[Directions]
All lines from the beginning of the listing through the line with "const fontSize = '21.5px';" are to be copied word for word; the pictures are not.

— begin Dataset section —

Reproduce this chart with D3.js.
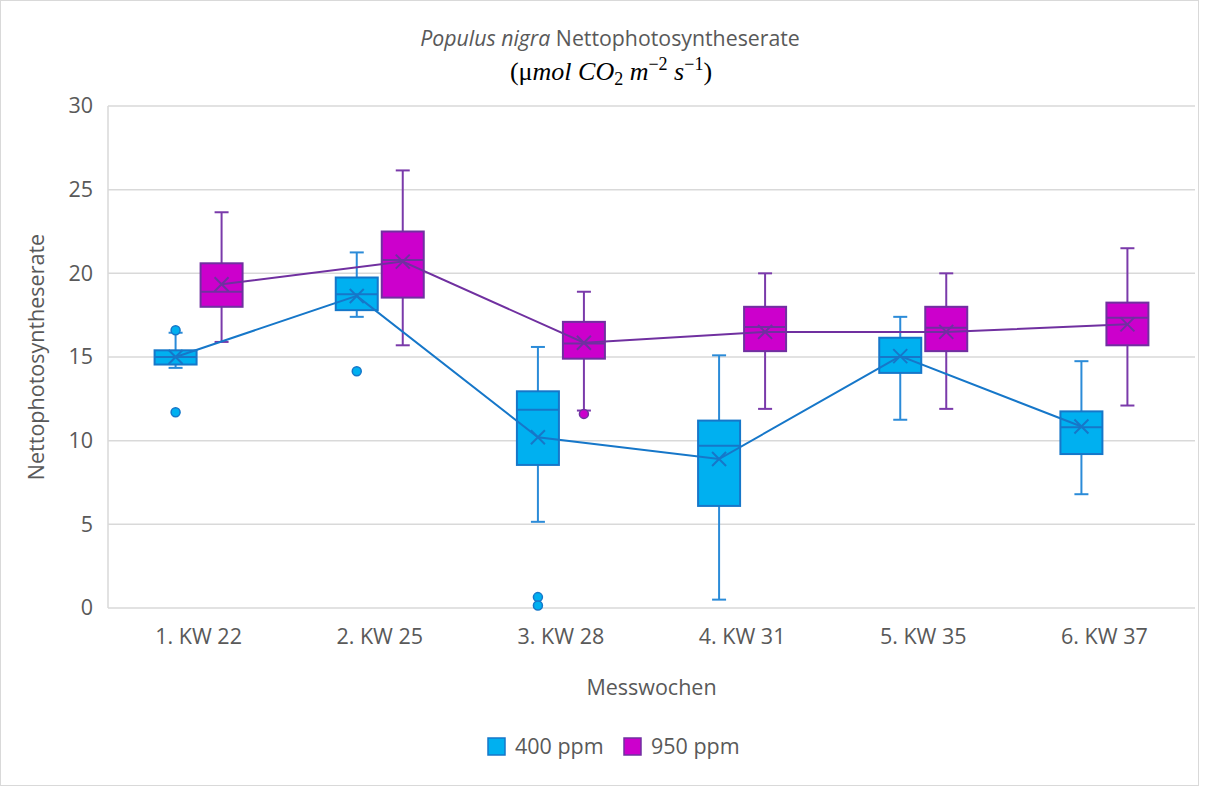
<!DOCTYPE html>
<html>
<head>
<meta charset="utf-8">
<script src="https://cdn.jsdelivr.net/npm/d3@7"></script>
<style>
  body { margin: 0; background: #fff; }
  text { font-family: "Open Sans", sans-serif; }
</style>
</head>
<body>
<div class="canvas"></div>
<script>
// data
const categories = ['1. KW 22', '2. KW 25', '3. KW 28', '4. KW 31', '5. KW 35', '6. KW 37'];
const seriesNames = ['400 ppm', '950 ppm'];

const low400  = [14.35, 17.4, 5.15, 0.5, 11.25, 6.8];
const q1_400  = [14.55, 17.8, 8.55, 6.1, 14.05, 9.2];
const med400  = [15.0, 18.75, 11.85, 9.7, 15.0, 10.8];
const q3_400  = [15.4, 19.75, 12.95, 11.2, 16.15, 11.75];
const high400 = [16.45, 21.25, 15.6, 15.1, 17.4, 14.75];
const mean400 = [15.0, 18.65, 10.2, 8.9, 15.05, 10.85];
const out400  = [[16.6, 11.7], [14.15], [0.65, 0.15], [], [], []];

const low950  = [15.9, 15.7, 11.8, 11.9, 11.9, 12.1];
const q1_950  = [18.0, 18.55, 14.9, 15.35, 15.35, 15.7];
const med950  = [18.9, 20.8, 15.8, 16.8, 16.75, 17.35];
const q3_950  = [20.6, 22.5, 17.1, 18.0, 18.0, 18.25];
const high950 = [23.65, 26.15, 18.9, 20.0, 20.0, 21.5];
const mean950 = [19.35, 20.7, 15.85, 16.5, 16.5, 16.95];
const out950  = [[], [], [11.6], [], [], []];

const yTicks = [0, 5, 10, 15, 20, 25, 30];

const dims = {width: 1206, height: 787};
const plot = {left: 108, right: 1195, top: 106, bottom: 608};
const fontSize = '21.5px';

const colors = {
    '400 ppm': {fill: '#00b0f0', stroke: '#1677c9', whisker: '#2b8bd8'},
    '950 ppm': {fill: '#cc00cc', stroke: '#7030a0', whisker: '#7a3aaa'}
};

const series = [
    {name: '400 ppm', low: low400, q1: q1_400, med: med400, q3: q3_400, high: high400, mean: mean400, out: out400, offset: -23},
    {name: '950 ppm', low: low950, q1: q1_950, med: med950, q3: q3_950, high: high950, mean: mean950, out: out950, offset: 23}
];

const svg = d3.select('.canvas')
    .append('svg')
    .attr('width', dims.width)
    .attr('height', dims.height);

// chart border
svg.append('rect')
    .attr('x', 0.5).attr('y', 0.5)
    .attr('width', 1198).attr('height', 785)
    .attr('fill', 'none')
    .attr('stroke', '#d9d9d9');

const x = d3.scaleBand()
    .domain(categories)
    .range([plot.left, plot.right]);

const y = d3.scaleLinear()
    .domain([0, 30])
    .range([plot.bottom, plot.top]);

// gridlines
svg.append('g')
    .selectAll('line')
    .data(yTicks)
    .enter().append('line')
        .attr('x1', plot.left).attr('x2', plot.right)
        .attr('y1', d => y(d)).attr('y2', d => y(d))
        .attr('stroke', '#d9d9d9')
        .attr('stroke-width', 1.5);

// left axis line
svg.append('line')
    .attr('x1', plot.left).attr('x2', plot.left)
    .attr('y1', plot.top).attr('y2', plot.bottom)
    .attr('stroke', '#d9d9d9')
    .attr('stroke-width', 1.5);

// y axis
const yAxis = d3.axisLeft(y).tickValues(yTicks).tickSize(0).tickPadding(15);
const yAxisGroup = svg.append('g')
    .attr('transform', `translate(${plot.left}, 0)`)
    .call(yAxis);
yAxisGroup.select('.domain').remove();
yAxisGroup.selectAll('text')
    .attr('fill', '#595959')
    .style('font-size', fontSize)
    .style('font-family', '"Open Sans", sans-serif');

// x axis
const xAxis = d3.axisBottom(x).tickSize(0).tickPadding(21);
const xAxisGroup = svg.append('g')
    .attr('transform', `translate(0, ${plot.bottom})`)
    .call(xAxis);
xAxisGroup.select('.domain').remove();
xAxisGroup.selectAll('text')
    .attr('fill', '#595959')
    .style('font-size', fontSize)
    .style('font-family', '"Open Sans", sans-serif');

// axis titles
svg.append('text')
    .attr('x', (plot.left + plot.right) / 2)
    .attr('y', 695)
    .attr('text-anchor', 'middle')
    .attr('fill', '#595959')
    .style('font-size', fontSize)
    .text('Messwochen');

svg.append('text')
    .attr('transform', `translate(44, ${(plot.top + plot.bottom) / 2}) rotate(-90)`)
    .attr('text-anchor', 'middle')
    .attr('fill', '#595959')
    .style('font-size', fontSize)
    .text('Nettophotosyntheserate');

// title
const title = svg.append('text')
    .attr('x', 610)
    .attr('y', 46)
    .attr('text-anchor', 'middle')
    .attr('fill', '#595959')
    .style('font-size', '21.3px');
title.append('tspan').style('font-style', 'italic').text('Populus nigra');
title.append('tspan').text(' Nettophotosyntheserate');

const unit = svg.append('text')
    .attr('x', 611)
    .attr('y', 80)
    .attr('text-anchor', 'middle')
    .attr('fill', '#000')
    .style('font-family', '"Liberation Serif", serif')
    .style('font-size', '26px');
unit.append('tspan').text('(μ');
unit.append('tspan').style('font-style', 'italic').text('mol CO');
unit.append('tspan').attr('dy', 5).style('font-size', '18px').text('2');
unit.append('tspan').attr('dy', -5).style('font-style', 'italic').text(' m');
unit.append('tspan').attr('dy', -10).style('font-size', '18px').text('−2');
unit.append('tspan').attr('dy', 10).style('font-style', 'italic').text(' s');
unit.append('tspan').attr('dy', -10).style('font-size', '18px').text('−1');
unit.append('tspan').attr('dy', 10).text(')');

// boxes
const boxW = 42;
const capW = 14;
const cx = (i, s) => x(categories[i]) + x.bandwidth() / 2 + s.offset;

series.forEach(s => {
    const c = colors[s.name];
    const g = svg.append('g');
    const idx = d3.range(categories.length);

    // whiskers
    g.selectAll('.whisker-up')
        .data(idx).enter().append('line')
            .attr('x1', i => cx(i, s)).attr('x2', i => cx(i, s))
            .attr('y1', i => y(s.q3[i])).attr('y2', i => y(s.high[i]))
            .attr('stroke', c.whisker).attr('stroke-width', 2);
    g.selectAll('.whisker-down')
        .data(idx).enter().append('line')
            .attr('x1', i => cx(i, s)).attr('x2', i => cx(i, s))
            .attr('y1', i => y(s.q1[i])).attr('y2', i => y(s.low[i]))
            .attr('stroke', c.whisker).attr('stroke-width', 2);
    g.selectAll('.cap-up')
        .data(idx).enter().append('line')
            .attr('x1', i => cx(i, s) - capW / 2).attr('x2', i => cx(i, s) + capW / 2)
            .attr('y1', i => y(s.high[i])).attr('y2', i => y(s.high[i]))
            .attr('stroke', c.whisker).attr('stroke-width', 2);
    g.selectAll('.cap-down')
        .data(idx).enter().append('line')
            .attr('x1', i => cx(i, s) - capW / 2).attr('x2', i => cx(i, s) + capW / 2)
            .attr('y1', i => y(s.low[i])).attr('y2', i => y(s.low[i]))
            .attr('stroke', c.whisker).attr('stroke-width', 2);

    // box
    g.selectAll('rect')
        .data(idx).enter().append('rect')
            .attr('x', i => cx(i, s) - boxW / 2)
            .attr('y', i => y(s.q3[i]))
            .attr('width', boxW)
            .attr('height', i => y(s.q1[i]) - y(s.q3[i]))
            .attr('fill', c.fill)
            .attr('stroke', c.stroke)
            .attr('stroke-width', 2);

    // median
    g.selectAll('.median')
        .data(idx).enter().append('line')
            .attr('x1', i => cx(i, s) - boxW / 2).attr('x2', i => cx(i, s) + boxW / 2)
            .attr('y1', i => y(s.med[i])).attr('y2', i => y(s.med[i]))
            .attr('stroke', c.stroke).attr('stroke-width', 2);

    // outliers
    const outs = [];
    s.out.forEach((vals, i) => vals.forEach(v => outs.push({i, v})));
    g.selectAll('circle')
        .data(outs).enter().append('circle')
            .attr('cx', d => cx(d.i, s))
            .attr('cy', d => y(d.v))
            .attr('r', 4.5)
            .attr('fill', c.fill)
            .attr('stroke', c.stroke)
            .attr('stroke-width', 1.5);
});

// mean lines and markers on top
series.forEach(s => {
    const c = colors[s.name];
    const idx = d3.range(categories.length);
    const line = d3.line()
        .x(i => cx(i, s))
        .y(i => y(s.mean[i]));

    svg.append('path')
        .attr('d', line(idx))
        .attr('fill', 'none')
        .attr('stroke', c.stroke)
        .attr('stroke-width', 2);

    const m = 7;
    svg.append('g').selectAll('path')
        .data(idx).enter().append('path')
            .attr('d', i => {
                const px = cx(i, s), py = y(s.mean[i]);
                return `M${px - m},${py - m}L${px + m},${py + m}M${px - m},${py + m}L${px + m},${py - m}`;
            })
            .attr('stroke', c.stroke)
            .attr('stroke-width', 2)
            .attr('fill', 'none');
});

// legend
const legend = svg.append('g')
    .attr('transform', 'translate(487, 737)');

const legendItems = legend.selectAll('g')
    .data(seriesNames)
    .enter().append('g')
        .attr('transform', (d, i) => `translate(${i * 136}, 0)`);

legendItems.append('rect')
    .attr('x', 1).attr('y', 1)
    .attr('width', 17).attr('height', 17)
    .attr('fill', d => colors[d].fill)
    .attr('stroke', d => colors[d].stroke)
    .attr('stroke-width', 1.5);

legendItems.append('text')
    .attr('x', 28)
    .attr('y', 17)
    .attr('fill', '#595959')
    .style('font-size', fontSize)
    .text(d => d);
</script>
</body>
</html>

— end Dataset section —

[Answer]
Reproduce this chart with D3.js.
<!DOCTYPE html>
<html>
<head>
<meta charset="utf-8">
<script src="https://cdn.jsdelivr.net/npm/d3@7"></script>
<style>
  body { margin: 0; background: #fff; }
  text { font-family: "Open Sans", sans-serif; }
</style>
</head>
<body>
<div class="canvas"></div>
<script>
// data
const categories = ['1. KW 22', '2. KW 25', '3. KW 28', '4. KW 31', '5. KW 35', '6. KW 37'];
const seriesNames = ['400 ppm', '950 ppm'];

const low400  = [14.35, 17.4, 5.15, 0.5, 11.25, 6.8];
const q1_400  = [14.55, 17.8, 8.55, 6.1, 14.05, 9.2];
const med400  = [15.0, 18.75, 11.85, 9.7, 15.0, 10.8];
const q3_400  = [15.4, 19.75, 12.95, 11.2, 16.15, 11.75];
const high400 = [16.45, 21.25, 15.6, 15.1, 17.4, 14.75];
const mean400 = [15.0, 18.65, 10.2, 8.9, 15.05, 10.85];
const out400  = [[16.6, 11.7], [14.15], [0.65, 0.15], [], [], []];

const low950  = [15.9, 15.7, 11.8, 11.9, 11.9, 12.1];
const q1_950  = [18.0, 18.55, 14.9, 15.35, 15.35, 15.7];
const med950  = [18.9, 20.8, 15.8, 16.8, 16.75, 17.35];
const q3_950  = [20.6, 22.5, 17.1, 18.0, 18.0, 18.25];
const high950 = [23.65, 26.15, 18.9, 20.0, 20.0, 21.5];
const mean950 = [19.35, 20.7, 15.85, 16.5, 16.5, 16.95];
const out950  = [[], [], [11.6], [], [], []];

const yTicks = [0, 5, 10, 15, 20, 25, 30];

const dims = {width: 1206, height: 787};
const plot = {left: 108, right: 1195, top: 106, bottom: 608};
const fontSize = '21.5px';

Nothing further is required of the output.